As reported this morning, the corporation has announced cuts that will lead to the proposed loss of 139 roles due to the introduction of increased programme-sharing across its network of 39 local radio stations in England.

However, the BBC has also revealed a concurrent investment in local journalism that will lead to the creation of 11 investigative reporting teams across the country, to be staffed by 71 new journalists.

It has further pledged to increase its daily online news provision for 43 local areas and launch dedicated services covering Bradford, Wolverhampton, Sunderland and Peterborough.

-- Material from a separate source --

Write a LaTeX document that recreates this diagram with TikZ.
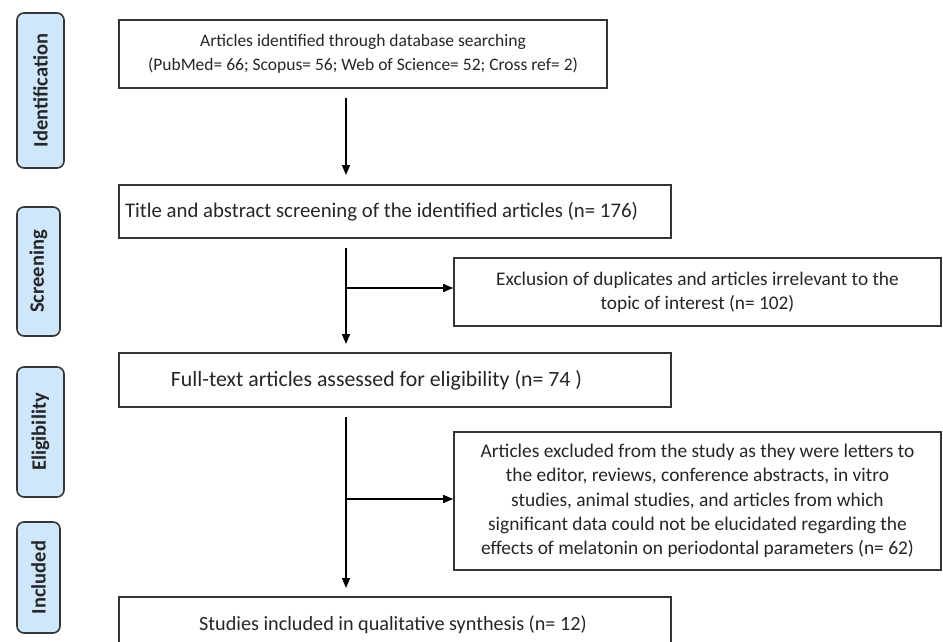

The changes, which will see a net loss of 48 jobs, will come about due to £19m being reprioritised from broadcast services towards online and multimedia production in order to “to keep pace with changing audience expectations”.

The 11 new investigative reporting teams across England will deliver original stories across tv, radio and online services and will aim to “provide more analysis of key local issues,” the BBC said.

As well as 139 audio roles being made redundant, 40 posts will also be lost due to documentary series We are England coming to an end, which was previously announced in May.

The previously revealed closure of the local television news programmes in Oxford and Cambridge will go ahead too.

The BBC’s director of nations Rhodri Talfan Davies, pictured, said: “These are ambitious and far-reaching proposals to grow the value we deliver to local audiences everywhere.

“The plans will help us connect with more people in more communities right across England – striking a better balance between our broadcast and online services – and ensuring we remain a cornerstone of local life for generations to come.”

Under the plans, all 39 BBC stations will continue with their own dedicated local programming from 6am to 2pm on weekdays, but this will be cut to 18 shared programmes between 2pm and 6pm.

From 6pm to 10pm, there will be 10 shared programmes across the stations, broadly mirroring the areas served by the BBC’s television news regions – a model that will also be replicated all day on Saturdays and on Sunday mornings.

A national ‘all-England’ programme will also be launched after 10pm across the week and on Sunday afternoons and evenings.

However, the BBC has confirmed local news bulletin services will be protected across the day on all local stations and all live sports programming will be maintained.

To support the new plan, the BBC will create multimedia news operations across the country – bringing its local news teams together across radio, tv and online for the first time.

The move comes after the BBC last year revealed a plan, criticised repeatedly by regional press industry bosses, to create a network of 100 journalists in an expanded local digital reporting operation called ‘Across the UK.’

HTFP has sought clarification on whether the new roles announced today form part of that expansion.

Paul Siegert, the National Union of Journalists’ national broadcasting officer, has criticsed the plans.

He said: “This is the biggest threat facing local radio since it launched in 1967. The key to its success over the past 50 years has been its localness.

“When it stops being less local it loses its USP. People in Kent don’t care about what is going on in Sussex.

“If these proposals are allowed to go ahead it will be the beginning of the end for local radio.

“The NUJ is not opposed to the BBC investing in digital services, but it should not be at the expense of local radio.

“Over five million people listen to it and many of them pay their licence fee largely because of local radio. Tonight, they have every right to be angry.”